The Alpha Beta Bar – named for the Alphabeta Building it is housed in ‒ is set to open on 16 January, and will offer a cocktail and drinks menu inspired by Hansen’s global and bold flavours.
Designed to pair with a small plates bar menu, the drinks will also focus on lesser-known spirits and in-house-made spirits.
There will be an 18-seater U-shaped bar at the front of the restaurant, designed to allow views into what the bar calls the “theatre of cocktail making”.
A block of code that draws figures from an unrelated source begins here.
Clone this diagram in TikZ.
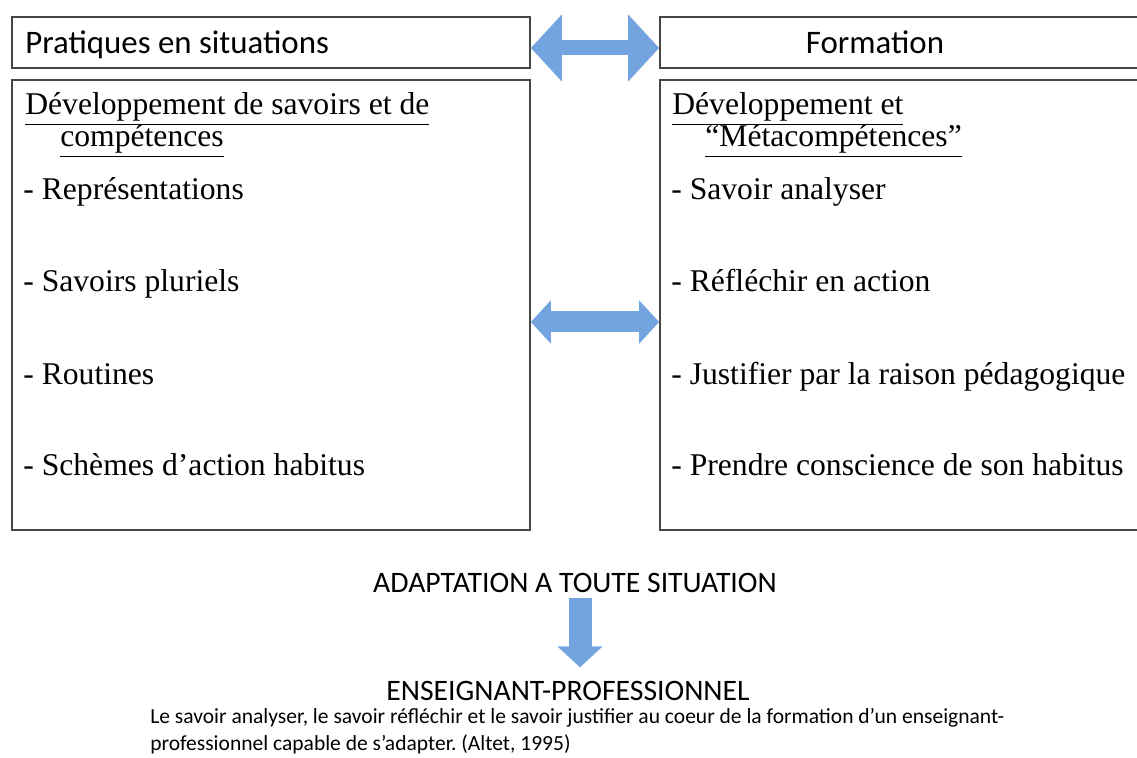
\documentclass[tikz,border=0pt]{standalone}
\usepackage{fontspec}
\setmainfont{Liberation Serif}
\newfontfamily\calib{Carlito}
\usepackage{tikz}
\usetikzlibrary{positioning,calc,arrows.meta}
\frenchspacing
\definecolor{arrowblue}{RGB}{116,164,224}
\definecolor{boxline}{RGB}{70,70,70}
\tikzset{
  box/.style={draw=boxline, line width=0.9pt, rectangle, inner sep=0pt},
  head/.style={font=\calib\fontsize{18.7}{22}\selectfont, inner sep=0pt},
  item/.style={font=\fontsize{18}{22}\selectfont, inner sep=0pt, anchor=base west},
  caps/.style={font=\calib\fontsize{16.9}{20}\selectfont, inner sep=0pt, anchor=base},
  twoway/.style={arrowblue, line width=#1},
  downway/.style={arrowblue, line width=0.46cm, -{Triangle[width=0.88cm, length=0.42cm]}},
}

\begin{document}
\begin{tikzpicture}
\useasboundingbox (0,0) rectangle (22.74,-15.16);
\clip (0,0) rectangle (22.74,-15.16);
% the four boxes
\node[box, minimum width=10.36cm, minimum height=1.02cm] (ptop) at (5.42,-0.85) {};
\node[box, minimum width=11.4cm, minimum height=1.02cm] (ftop) at (18.9,-0.85) {};
\node[box, minimum width=10.36cm, minimum height=9cm] (pbox) at (5.42,-6.1) {};
\node[box, minimum width=11.4cm, minimum height=9cm] (fbox) at (18.9,-6.1) {};
\node[head, anchor=base west] (ptitle) at (0.5,-1.08) {Pratiques en situations};
\node[head, anchor=base] (ftitle) at (17.5,-1.08) {Formation};
% left column
\node[item] (p1) at (0.5,-2.3) {\underline{Développement de savoirs et de}};
\node[item] (p2) at (1.2,-2.94) {\underline{compétences}};
\node[item] (p3) at (0.46,-4.0) {- Représentations};
\node[item] (p4) at (0.46,-5.84) {- Savoirs pluriels};
\node[item] (p5) at (0.46,-7.7) {- Routines};
\node[item] (p6) at (0.46,-9.5) {- Schèmes d’action habitus};
% right column
\node[item] (f1) at (13.44,-2.3) {\underline{Développement et}};
\node[item] (f2) at (14.1,-2.94) {\underline{“Métacompétences”}};
\node[item] (f3) at (13.42,-4.0) {- Savoir analyser};
\node[item] (f4) at (13.42,-5.84) {- Réfléchir en action};
\node[item] (f5) at (13.42,-7.7) {- Justifier par la raison pédagogique};
\node[item] (f6) at (13.42,-9.5) {- Prendre conscience de son habitus};
% double arrows
\draw[twoway=0.3cm, {Triangle[width=1.3cm, length=0.62cm]}-{Triangle[width=1.3cm, length=0.62cm]}]
  ([yshift=-0.11cm]ptop.east) -- ([yshift=-0.11cm]ftop.west);
\draw[twoway=0.42cm, {Triangle[width=0.84cm, length=0.4cm]}-{Triangle[width=0.84cm, length=0.4cm]}]
  ([yshift=-0.34cm]pbox.east) -- ([yshift=-0.34cm]fbox.west);
% bottom
\node[caps] (adapt) at (11.5,-11.84) {ADAPTATION A TOUTE SITUATION};
\node[caps] (ens) at (11.36,-14.0) {ENSEIGNANT-PROFESSIONNEL};
\draw[downway] ([xshift=0.1cm,yshift=-0.1cm]adapt.south) -- ([xshift=0.24cm,yshift=0.26cm]ens.north);
\node[font=\calib\fontsize{12.25}{14.8}\selectfont, inner sep=0pt, anchor=base west, align=left] (note) at (3.0,-15.0)
  {Le savoir analyser, le savoir réfléchir et le savoir justifier au coeur de la formation d’un enseignant-\\
   professionnel capable de s’adapter. (Altet, 1995)};
\end{tikzpicture}
\end{document}
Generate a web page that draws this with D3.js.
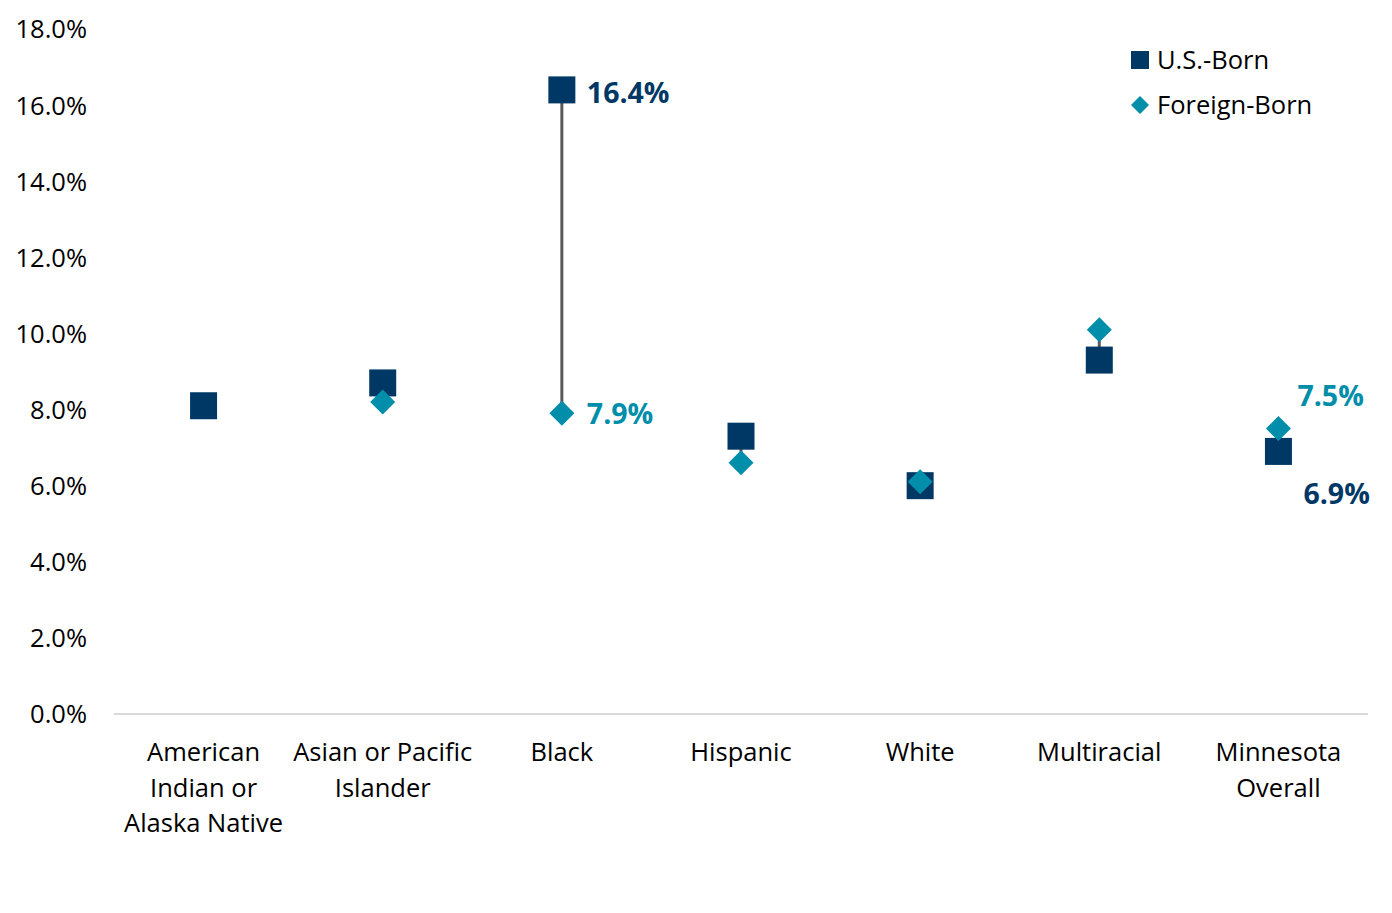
<!DOCTYPE html>
<html><head><meta charset="utf-8">
<script src="https://cdn.jsdelivr.net/npm/d3@7"></script>
<style>body{margin:0;background:#fff;} svg{display:block;font-family:"Open Sans",sans-serif;}</style>
</head><body>
<svg id="chart" width="1392" height="913"></svg>
<script>
const categories = [["American","Indian or","Alaska Native"],["Asian or Pacific","Islander"],["Black"],["Hispanic"],["White"],["Multiracial"],["Minnesota","Overall"]];
const usBorn = [8.1, 8.7, 16.4, 7.3, 6.0, 9.3, 6.9];
const foreignBorn = [null, 8.2, 7.9, 6.6, 6.1, 10.1, 7.5];
const yTicks = [0,2,4,6,8,10,12,14,16,18];
const seriesNames = ["U.S.-Born","Foreign-Born"];

(function(){
const navy = "#003865", teal = "#008EAA";
const svg = d3.select("#chart");
const pL = 114, pR = 1368, pT = 29, pB = 714;
const fs = 25.5;
const x = d3.scaleBand().domain(d3.range(categories.length)).range([pL, pR]);
const y = d3.scaleLinear().domain([0, 18]).range([pB, pT]);

// baseline
svg.append("line").attr("x1", pL).attr("x2", pR).attr("y1", y(0)).attr("y2", y(0))
  .attr("stroke", "#d9d9d9").attr("stroke-width", 2);

// y axis labels
const yAxis = d3.axisLeft(y).tickValues(yTicks).tickFormat(d => d.toFixed(1) + "%").tickSize(0).tickPadding(0);
const ya = svg.append("g").attr("transform", `translate(87,0)`).call(yAxis);
ya.select(".domain").remove();
ya.selectAll("text").attr("font-size", fs).attr("fill", "#000").attr("font-family", "Open Sans").attr("dy", "0.35em");

const cx = i => x(i) + x.bandwidth() / 2;

// category labels
categories.forEach((lines, i) => {
  const t = svg.append("text").attr("text-anchor", "middle").attr("font-size", fs).attr("fill", "#000");
  lines.forEach((l, j) => t.append("tspan").attr("x", cx(i)).attr("y", 761 + j * 35.5).text(l));
});

// connector lines
usBorn.forEach((v, i) => {
  const f = foreignBorn[i];
  if (v == null || f == null) return;
  svg.append("line").attr("x1", cx(i)).attr("x2", cx(i)).attr("y1", y(v)).attr("y2", y(f))
    .attr("stroke", "#595959").attr("stroke-width", 3);
});

// US-born squares
const sq = 27;
svg.selectAll("rect.us").data(usBorn.map((v, i) => ({v, i})).filter(d => d.v != null)).enter()
  .append("rect").attr("class", "us")
  .attr("x", d => cx(d.i) - sq / 2).attr("y", d => y(d.v) - sq / 2)
  .attr("width", sq).attr("height", sq).attr("fill", navy);

// Foreign-born diamonds
const dh = 12.5;
const diamond = (cxv, cyv, h) => `M${cxv},${cyv - h}L${cxv + h},${cyv}L${cxv},${cyv + h}L${cxv - h},${cyv}Z`;
svg.selectAll("path.fb").data(foreignBorn.map((v, i) => ({v, i})).filter(d => d.v != null)).enter()
  .append("path").attr("class", "fb")
  .attr("d", d => diamond(cx(d.i), y(d.v), dh)).attr("fill", teal);

// data labels
const lbl = (xp, yp, txt, col) => svg.append("text").attr("x", xp).attr("y", yp).attr("dy", "0.35em")
  .attr("font-size", 28.5).attr("font-weight", "bold").attr("fill", col).text(txt);
lbl(cx(2) + 25, y(usBorn[2]) + 3, usBorn[2].toFixed(1) + "%", navy);
lbl(cx(2) + 25, y(foreignBorn[2]) + 1, foreignBorn[2].toFixed(1) + "%", teal);
lbl(cx(6) + 19, y(foreignBorn[6]) - 33, foreignBorn[6].toFixed(1) + "%", teal);
lbl(cx(6) + 25, y(usBorn[6]) + 43, usBorn[6].toFixed(1) + "%", navy);

// legend
const lg = svg.append("g");
lg.append("rect").attr("x", 1131).attr("y", 51).attr("width", 18).attr("height", 18).attr("fill", navy);
lg.append("text").attr("x", 1157).attr("y", 60).attr("dy", "0.35em").attr("font-size", fs).attr("fill", "#000").text(seriesNames[0]);
lg.append("path").attr("d", diamond(1140, 105, 9)).attr("fill", teal);
lg.append("text").attr("x", 1157).attr("y", 105).attr("dy", "0.35em").attr("font-size", fs).attr("fill", "#000").text(seriesNames[1]);
})();
</script>
</body></html>
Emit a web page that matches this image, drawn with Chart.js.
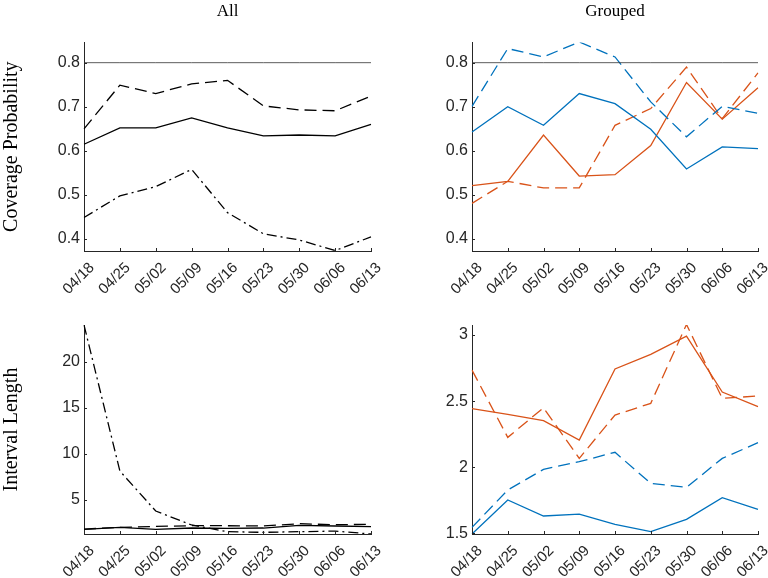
<!DOCTYPE html>
<html>
<head>
<meta charset="utf-8">
<script src="https://cdn.jsdelivr.net/npm/chart.js@4.4.1/dist/chart.umd.min.js"></script>
<style>
  body { margin: 0; background: #fff; }
  #wrap { position: relative; width: 768px; height: 578px; }
  canvas { position: absolute; }
</style>
</head>
<body>
<div id="wrap">
  <canvas id="covAll" width="384" height="300" style="left:0;top:0"></canvas>
  <canvas id="covGrp" width="384" height="300" style="left:384px;top:0"></canvas>
  <canvas id="lenAll" width="384" height="278" style="left:0;top:300px"></canvas>
  <canvas id="lenGrp" width="384" height="278" style="left:384px;top:300px"></canvas>
</div>
<script>
const dates = ["04/18", "04/25", "05/02", "05/09", "05/16", "05/23", "05/30", "06/06", "06/13"]
const nominal = 0.8

// coverage probability, all
const covAllSolid = [0.615, 0.652, 0.652, 0.675, 0.652, 0.634, 0.636, 0.634, 0.660]
const covAllDashed = [0.650, 0.749, 0.730, 0.752, 0.760, 0.702, 0.693, 0.691, 0.724]
const covAllDashDot = [0.449, 0.498, 0.519, 0.558, 0.460, 0.412, 0.398, 0.374, 0.405]

// coverage probability, grouped
const covBlueSolid = [0.643, 0.700, 0.658, 0.730, 0.707, 0.649, 0.559, 0.609, 0.605]
const covBlueDashed = [0.701, 0.832, 0.813, 0.847, 0.813, 0.711, 0.632, 0.701, 0.685]
const covRedSolid = [0.521, 0.531, 0.636, 0.543, 0.546, 0.612, 0.755, 0.672, 0.743]
const covRedDashed = [0.481, 0.531, 0.516, 0.516, 0.658, 0.696, 0.790, 0.673, 0.777]

// interval length, all
const lenAllSolid = [1.78, 1.99, 1.78, 1.92, 1.88, 1.92, 2.21, 2.14, 2.07]
const lenAllDashed = [1.81, 1.99, 2.10, 2.17, 2.17, 2.14, 2.39, 2.28, 2.32]
const lenAllDashDot = [24.0, 8.12, 3.77, 2.25, 1.52, 1.45, 1.52, 1.59, 1.27]

// interval length, grouped
const lenBlueSolid = [1.495, 1.752, 1.631, 1.646, 1.568, 1.513, 1.606, 1.770, 1.682]
const lenBlueDashed = [1.545, 1.828, 1.984, 2.042, 2.113, 1.878, 1.848, 2.067, 2.186]
const lenRedSolid = [2.443, 2.400, 2.352, 2.206, 2.743, 2.854, 2.992, 2.569, 2.458]
const lenRedDashed = [2.735, 2.226, 2.450, 2.067, 2.395, 2.483, 3.080, 2.521, 2.539]

const covTicks = [0.4, 0.5, 0.6, 0.7, 0.8]
const lenAllTicks = [5, 10, 15, 20]
const lenGrpTicks = [1.5, 2, 2.5, 3]

const BLUE = "#0072BD"
const RED = "#D95319"
const AXIS = "#262626"
const DASH = [12, 6]
const DASHDOT = [10, 4, 2, 4]
const SANS = "'Liberation Sans', Arial, sans-serif"
const SERIF = "'Liberation Serif', serif"

const line = (data, color, dash, width = 1.3) => ({
  data,
  borderColor: color,
  borderWidth: width,
  borderDash: dash,
  pointRadius: 0,
  tension: 0,
  fill: false,
})

// small tick marks pointing into the plot, like matlab
const inwardTicks = {
  id: "inwardTicks",
  afterDraw(chart) {
    const ctx = chart.ctx
    const { x, y } = chart.scales
    ctx.save()
    ctx.strokeStyle = AXIS
    ctx.lineWidth = 1
    x.ticks.forEach((t, i) => {
      const px = Math.round(x.getPixelForTick(i)) + 0.5
      ctx.beginPath()
      ctx.moveTo(px, y.bottom)
      ctx.lineTo(px, y.bottom - 3)
      ctx.stroke()
    })
    y.ticks.forEach((t, i) => {
      const py = Math.round(y.getPixelForTick(i)) + 0.5
      ctx.beginPath()
      ctx.moveTo(x.left, py)
      ctx.lineTo(x.left + 3, py)
      ctx.stroke()
    })
    ctx.restore()
  },
}

const makePanel = (id, datasets, cfg) => {
  new Chart(document.getElementById(id), {
    type: "line",
    data: { labels: dates, datasets },
    plugins: [inwardTicks],
    options: {
      responsive: false,
      animation: false,
      layout: { padding: { top: cfg.padTop, right: cfg.padRight, left: 0, bottom: 0 } },
      plugins: {
        legend: { display: false },
        tooltip: { enabled: false },
        title: {
          display: !!cfg.title,
          text: cfg.title,
          fullSize: false,
          color: "#000",
          font: { family: SERIF, size: 17, weight: "normal" },
          padding: { top: 1, bottom: 21 },
        },
      },
      scales: {
        x: {
          offset: false,
          grid: { drawOnChartArea: false, drawTicks: false },
          border: { color: AXIS, width: 1 },
          ticks: {
            color: AXIS,
            font: { family: SANS, size: 15 },
            maxRotation: 45,
            minRotation: 45,
            padding: 8,
            labelOffset: 8,
            autoSkip: false,
          },
          afterFit: (s) => {
            s.height = cfg.xHeight
            s.paddingLeft = 0
            s.paddingRight = 0
          },
        },
        y: {
          min: cfg.yMin,
          max: cfg.yMax,
          afterBuildTicks: (s) => { s.ticks = cfg.ticks.map((v) => ({ value: v })) },
          grid: { drawOnChartArea: false, drawTicks: false },
          border: { color: AXIS, width: 1 },
          ticks: {
            color: AXIS,
            font: { family: SANS, size: 16 },
            padding: 4,
            callback: (v) => String(+v.toFixed(2)),
          },
          title: {
            display: !!cfg.yTitle,
            text: cfg.yTitle,
            color: "#000",
            font: { family: SERIF, size: 20, weight: "normal" },
            padding: { top: 0, bottom: 0 },
          },
          afterFit: (s) => { s.width = cfg.yWidth },
        },
      },
    },
  })
}

const refLine = () => line(dates.map(() => nominal), "#333", [], 0.8)

makePanel("covAll", [
  refLine(),
  line(covAllSolid, "#000", []),
  line(covAllDashed, "#000", DASH),
  line(covAllDashDot, "#000", DASHDOT),
], { title: "All", yTitle: "Coverage Probability", yMin: 0.373, yMax: 0.846, ticks: covTicks,
     padTop: 0, padRight: 13, xHeight: 49, yWidth: 84 })

makePanel("covGrp", [
  refLine(),
  line(covBlueSolid, BLUE, []),
  line(covBlueDashed, BLUE, DASH),
  line(covRedSolid, RED, []),
  line(covRedDashed, RED, DASH),
], { title: "Grouped", yMin: 0.373, yMax: 0.846, ticks: covTicks,
     padTop: 0, padRight: 10, xHeight: 49, yWidth: 88 })

makePanel("lenAll", [
  line(lenAllSolid, "#000", []),
  line(lenAllDashed, "#000", DASH),
  line(lenAllDashDot, "#000", DASHDOT),
], { yTitle: "Interval Length", yMin: 1.27, yMax: 24, ticks: lenAllTicks,
     padTop: 25, padRight: 13, xHeight: 44, yWidth: 84 })

makePanel("lenGrp", [
  line(lenBlueSolid, BLUE, []),
  line(lenBlueDashed, BLUE, DASH),
  line(lenRedSolid, RED, []),
  line(lenRedDashed, RED, DASH),
], { yMin: 1.495, yMax: 3.076, ticks: lenGrpTicks,
     padTop: 25, padRight: 10, xHeight: 44, yWidth: 88 })
</script>
</body>
</html>
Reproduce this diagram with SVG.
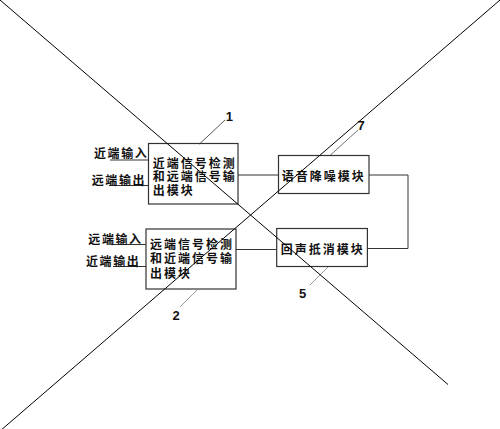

Cocktails will include the Firecracker Fizz with whisky, lemon, apricot and chilli sherbet “fluffed with soda”; the Sgroppino G&T with distilled cream gin, strawberry and cardamom Sorbet “blitzed” with grapefruit and tonic; and the Dominican daquiri, with rum, raspberry pastis, Pineau de Charentes and yuzu.
Dishes, created by Hansen, include options such as sugar-cured prawn omelette with smoked chilli sambal, Cornish crab rarebit donut with squid ink and Urfa chilli salt, pan-fried manouri with chamomile prune and confit shallot, and grilled octopus, liquorice and macadamia pesto.
Bar snack dishes are priced at between £3-6.50.
Anna Hansen first opened The Modern Pantry in 2008, originally with a single site in Clerkenwell, before opening a second venue, in Finsbury Square in 2015. The Kiwi chef was previously co-founder – with Peter Gordon – of The Providores in Marylebone.
Chetiawardana, aka Mr. Lyan, first opened his White Lyan cocktail bar in 2013, specialising in inventive cocktails using no perishable items such as ice or fruit. He has been named Global Bartender of the Year several times, as well as the Diageo Reserve World Class Bartender of the Year, among other accolades.